▸ **Source data**:
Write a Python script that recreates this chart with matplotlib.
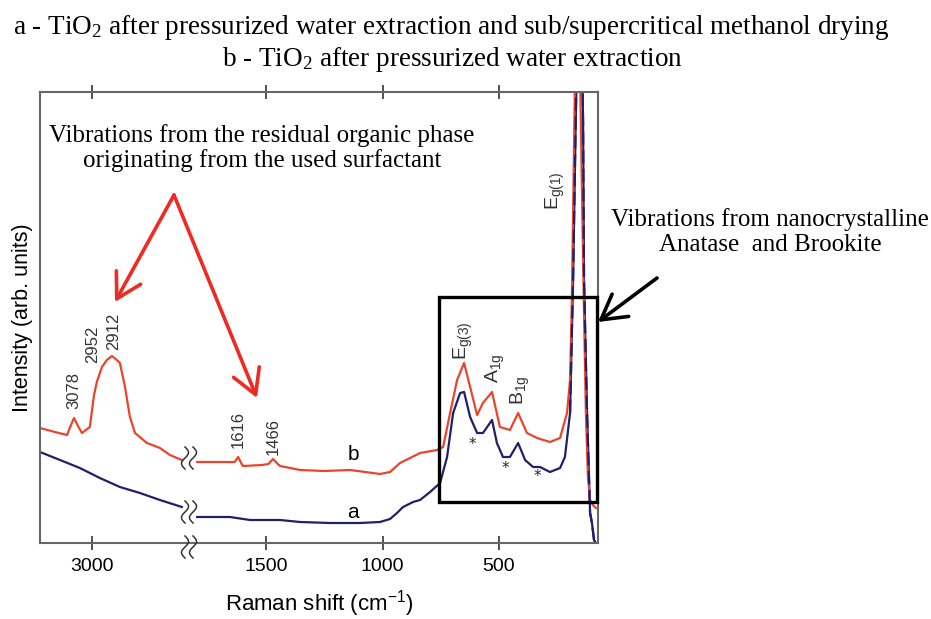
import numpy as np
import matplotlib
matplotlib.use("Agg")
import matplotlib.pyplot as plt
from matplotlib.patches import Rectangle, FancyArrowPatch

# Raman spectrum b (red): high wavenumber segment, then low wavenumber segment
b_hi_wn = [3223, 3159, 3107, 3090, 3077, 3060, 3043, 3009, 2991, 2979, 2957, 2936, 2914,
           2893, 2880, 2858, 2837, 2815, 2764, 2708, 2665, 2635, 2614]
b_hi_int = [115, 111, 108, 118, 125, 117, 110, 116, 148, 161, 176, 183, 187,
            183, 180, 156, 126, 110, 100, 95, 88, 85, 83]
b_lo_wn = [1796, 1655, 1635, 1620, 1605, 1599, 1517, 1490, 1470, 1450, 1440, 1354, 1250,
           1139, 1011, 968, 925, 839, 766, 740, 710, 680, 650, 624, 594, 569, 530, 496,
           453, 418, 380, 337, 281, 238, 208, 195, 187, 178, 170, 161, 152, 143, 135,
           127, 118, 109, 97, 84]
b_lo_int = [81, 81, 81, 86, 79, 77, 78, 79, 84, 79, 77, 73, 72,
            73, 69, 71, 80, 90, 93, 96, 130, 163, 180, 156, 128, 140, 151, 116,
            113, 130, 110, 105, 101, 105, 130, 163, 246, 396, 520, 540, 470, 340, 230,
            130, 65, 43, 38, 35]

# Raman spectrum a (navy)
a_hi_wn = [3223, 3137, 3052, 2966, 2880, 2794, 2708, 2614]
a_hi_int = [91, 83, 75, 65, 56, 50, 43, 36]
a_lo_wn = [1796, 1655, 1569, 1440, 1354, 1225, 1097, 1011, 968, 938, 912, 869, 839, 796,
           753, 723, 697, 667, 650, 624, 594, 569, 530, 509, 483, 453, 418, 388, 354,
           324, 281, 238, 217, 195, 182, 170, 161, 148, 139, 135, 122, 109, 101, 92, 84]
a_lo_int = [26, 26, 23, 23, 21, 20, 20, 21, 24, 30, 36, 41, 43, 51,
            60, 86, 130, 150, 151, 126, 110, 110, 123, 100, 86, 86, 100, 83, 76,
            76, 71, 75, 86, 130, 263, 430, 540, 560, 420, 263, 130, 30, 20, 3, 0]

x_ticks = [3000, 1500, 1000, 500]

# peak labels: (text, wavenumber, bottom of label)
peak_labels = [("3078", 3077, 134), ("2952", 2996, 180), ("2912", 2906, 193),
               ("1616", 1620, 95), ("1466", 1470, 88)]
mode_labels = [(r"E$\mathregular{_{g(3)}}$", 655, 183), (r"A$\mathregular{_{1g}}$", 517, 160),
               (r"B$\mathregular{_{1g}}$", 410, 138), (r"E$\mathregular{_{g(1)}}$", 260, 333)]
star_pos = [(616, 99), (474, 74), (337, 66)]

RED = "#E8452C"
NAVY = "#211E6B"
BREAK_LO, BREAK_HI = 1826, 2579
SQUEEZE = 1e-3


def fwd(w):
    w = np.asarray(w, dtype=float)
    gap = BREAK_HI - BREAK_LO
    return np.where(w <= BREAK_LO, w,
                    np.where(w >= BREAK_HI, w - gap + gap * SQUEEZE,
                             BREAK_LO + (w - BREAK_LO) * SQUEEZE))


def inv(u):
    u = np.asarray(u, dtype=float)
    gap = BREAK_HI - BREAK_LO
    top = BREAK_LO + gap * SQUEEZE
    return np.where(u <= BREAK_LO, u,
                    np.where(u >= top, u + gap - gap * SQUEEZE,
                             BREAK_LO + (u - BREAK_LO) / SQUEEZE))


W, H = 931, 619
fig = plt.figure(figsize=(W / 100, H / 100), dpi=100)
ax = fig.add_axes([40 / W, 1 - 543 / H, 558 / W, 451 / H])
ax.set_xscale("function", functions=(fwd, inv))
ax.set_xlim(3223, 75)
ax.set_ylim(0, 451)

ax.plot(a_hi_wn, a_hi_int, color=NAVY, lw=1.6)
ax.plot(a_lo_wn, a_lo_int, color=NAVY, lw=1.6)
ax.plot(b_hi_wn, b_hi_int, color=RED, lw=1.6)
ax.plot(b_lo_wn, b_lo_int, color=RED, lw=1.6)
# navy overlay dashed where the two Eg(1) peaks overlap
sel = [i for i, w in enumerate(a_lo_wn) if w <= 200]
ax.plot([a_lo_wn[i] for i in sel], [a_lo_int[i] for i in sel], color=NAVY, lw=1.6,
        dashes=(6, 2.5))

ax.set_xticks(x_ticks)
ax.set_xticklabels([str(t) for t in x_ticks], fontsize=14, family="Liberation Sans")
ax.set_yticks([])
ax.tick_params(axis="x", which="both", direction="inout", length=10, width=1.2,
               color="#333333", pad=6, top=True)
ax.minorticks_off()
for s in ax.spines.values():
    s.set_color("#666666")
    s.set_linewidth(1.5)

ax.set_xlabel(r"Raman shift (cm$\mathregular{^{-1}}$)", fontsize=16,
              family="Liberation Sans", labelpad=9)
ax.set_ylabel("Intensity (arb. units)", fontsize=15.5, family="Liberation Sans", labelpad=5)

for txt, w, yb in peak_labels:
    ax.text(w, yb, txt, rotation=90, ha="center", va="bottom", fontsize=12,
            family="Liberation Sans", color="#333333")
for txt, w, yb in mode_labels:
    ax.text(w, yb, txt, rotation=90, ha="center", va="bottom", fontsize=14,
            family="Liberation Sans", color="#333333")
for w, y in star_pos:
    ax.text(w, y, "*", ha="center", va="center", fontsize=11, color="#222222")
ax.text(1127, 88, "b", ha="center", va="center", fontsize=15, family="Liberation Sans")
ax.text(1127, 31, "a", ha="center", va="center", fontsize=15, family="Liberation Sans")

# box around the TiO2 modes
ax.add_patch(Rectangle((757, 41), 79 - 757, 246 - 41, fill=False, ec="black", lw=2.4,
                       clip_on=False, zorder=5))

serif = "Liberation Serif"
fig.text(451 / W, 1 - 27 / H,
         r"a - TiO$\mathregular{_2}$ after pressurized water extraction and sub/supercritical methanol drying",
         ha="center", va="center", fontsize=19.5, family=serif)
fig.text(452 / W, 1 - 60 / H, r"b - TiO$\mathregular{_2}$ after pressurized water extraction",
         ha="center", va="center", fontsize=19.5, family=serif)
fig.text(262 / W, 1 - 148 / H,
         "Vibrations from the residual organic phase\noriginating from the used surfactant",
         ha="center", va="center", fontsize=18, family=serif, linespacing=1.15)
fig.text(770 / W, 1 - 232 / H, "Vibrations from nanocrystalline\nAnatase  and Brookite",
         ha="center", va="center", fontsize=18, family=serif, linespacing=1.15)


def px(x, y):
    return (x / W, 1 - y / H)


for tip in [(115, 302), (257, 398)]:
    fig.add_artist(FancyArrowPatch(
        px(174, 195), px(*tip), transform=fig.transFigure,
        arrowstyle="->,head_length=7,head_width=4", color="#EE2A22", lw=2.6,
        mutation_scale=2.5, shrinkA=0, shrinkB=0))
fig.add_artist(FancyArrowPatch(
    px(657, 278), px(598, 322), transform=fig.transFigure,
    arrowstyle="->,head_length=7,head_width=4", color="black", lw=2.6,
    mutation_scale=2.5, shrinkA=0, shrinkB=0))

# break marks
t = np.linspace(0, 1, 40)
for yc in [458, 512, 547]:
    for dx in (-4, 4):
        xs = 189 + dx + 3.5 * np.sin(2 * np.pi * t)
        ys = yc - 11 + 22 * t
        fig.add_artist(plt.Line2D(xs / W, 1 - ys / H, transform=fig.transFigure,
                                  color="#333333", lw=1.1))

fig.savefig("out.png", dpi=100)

▸ **What this task involves**: Your task is to restate word for word the lines from the top of the data to the line containing "130, 65, 43, 38, 35]", both ends included, with every picture left out.

▸ **Result of this exercise**:
Write a Python script that recreates this chart with matplotlib.
import numpy as np
import matplotlib
matplotlib.use("Agg")
import matplotlib.pyplot as plt
from matplotlib.patches import Rectangle, FancyArrowPatch

# Raman spectrum b (red): high wavenumber segment, then low wavenumber segment
b_hi_wn = [3223, 3159, 3107, 3090, 3077, 3060, 3043, 3009, 2991, 2979, 2957, 2936, 2914,
           2893, 2880, 2858, 2837, 2815, 2764, 2708, 2665, 2635, 2614]
b_hi_int = [115, 111, 108, 118, 125, 117, 110, 116, 148, 161, 176, 183, 187,
            183, 180, 156, 126, 110, 100, 95, 88, 85, 83]
b_lo_wn = [1796, 1655, 1635, 1620, 1605, 1599, 1517, 1490, 1470, 1450, 1440, 1354, 1250,
           1139, 1011, 968, 925, 839, 766, 740, 710, 680, 650, 624, 594, 569, 530, 496,
           453, 418, 380, 337, 281, 238, 208, 195, 187, 178, 170, 161, 152, 143, 135,
           127, 118, 109, 97, 84]
b_lo_int = [81, 81, 81, 86, 79, 77, 78, 79, 84, 79, 77, 73, 72,
            73, 69, 71, 80, 90, 93, 96, 130, 163, 180, 156, 128, 140, 151, 116,
            113, 130, 110, 105, 101, 105, 130, 163, 246, 396, 520, 540, 470, 340, 230,
            130, 65, 43, 38, 35]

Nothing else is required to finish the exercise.